Dr. Ropes: Well, I think time is a big factor. I try and provide enough time that I can not only discuss the problems that the patients have, but also get a feeling for who they are. Where do they work, what did they use to do if they're retired, what are their interests, things like this. And just try and impart to them that this is what I do for a living. They are not the only people in town that have whatever specific problem and a lot of the problems we do deal with, as you pointed out, are somewhat personal issues. And I realize that it's taken a long time for some of these people to actually get up enough nerve to go in and talk to somebody about it. But I try and make them as comfortable as possible in terms of saying that, "I've heard this all before, this is what I do for a living. No reason to be embarrassed about it and all we're here to do is try and help them with their problem."
Katie Johnson: Right. And improve that quality of life. Speaking of that, what is it that you like most about being a doctor and/or about being a urologist?
Dr. Ropes: Well, it's kind of personal satisfaction if you want to look at that that way. I mean it... Every person that comes in is kind of a new challenge. They all have their particular problems and of course it's up to me to try and figure out what these problems are. But when you actually do figure this out and you treat them and they come back and they say "yes, it's all better," or "boy it's significantly improved" or whatever, you get this kind of a personal satisfaction that you know, I've actually helped somebody and that's primarily what drives me.
Katie Johnson: That's a good feeling, I'm sure. What about when you're not working? What do you enjoy doing?
Dr. Ropes: Actually, when I'm not doing what my wife wants me to do on the weekends, I'm a beekeeper.
Katie Johnson: Oh, interesting.
Dr. Ropes: I raise the bees and other interests. I do stained glass. And lastly I hunt. I am the world's greatest hunter, but I'm not particularly the world's greatest success at it, but...
Katie Johnson: Greatest hunter, but not the greatest shot. Is that what you're saying?
Dr. Ropes: Well I'm a good shot too it's just that I'm a great deer hunter but not a great deer killer.

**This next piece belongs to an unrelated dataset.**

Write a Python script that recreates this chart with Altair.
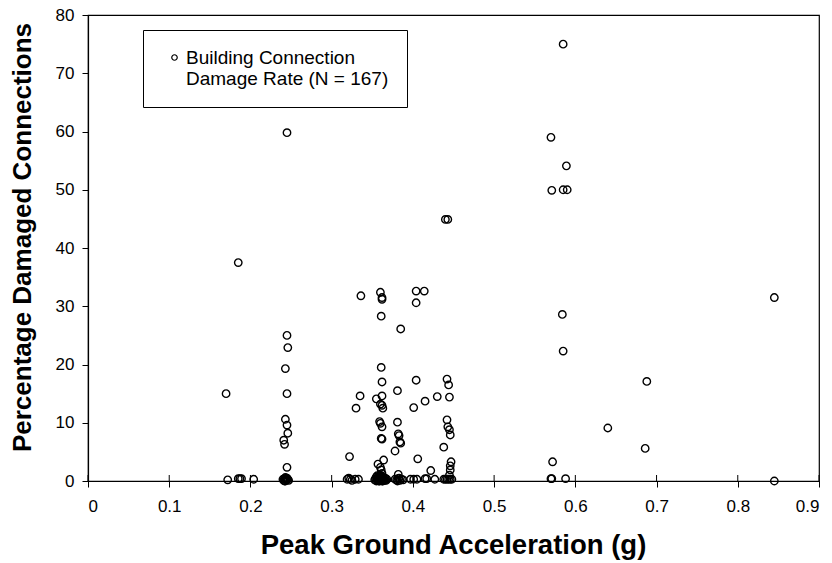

Katie Johnson: Oh, I got it.
Dr. Ropes: There you go.
Katie Johnson: Got it. Well fascinating hobbies. So diverse and really nice to get to know you a little bit better on this morning show. Anything else you'd like our listeners to know about you before we wrap up today?
Dr. Ropes: Well, nothing personally about me, but we are here and you know there was a hiatus for awhile without urology care and I'm hoping that people will... The word will get out that we can now offer almost all services here locally.
Katie Johnson: Right, right. And we are so glad to share that message this morning to introduce you, Dr. Milton Ropes, urologist. New to our medical staff here and as you mentioned, really emphasize that urology services are here, right here, close to home in Fergus Falls at our urology clinic. So give us a call. Dr. Ropes, thanks for sharing your time with us and your story with us this morning and welcome full-time now to the team at Lake Region healthcare.
Dr. Ropes: Well thank you Katie for having me.
Katie Johnson: Dr. Milton Ropes and Katie Johnson on Apple a Day today reminding you there is so much to do here. Stay healthy for it. Have a great day.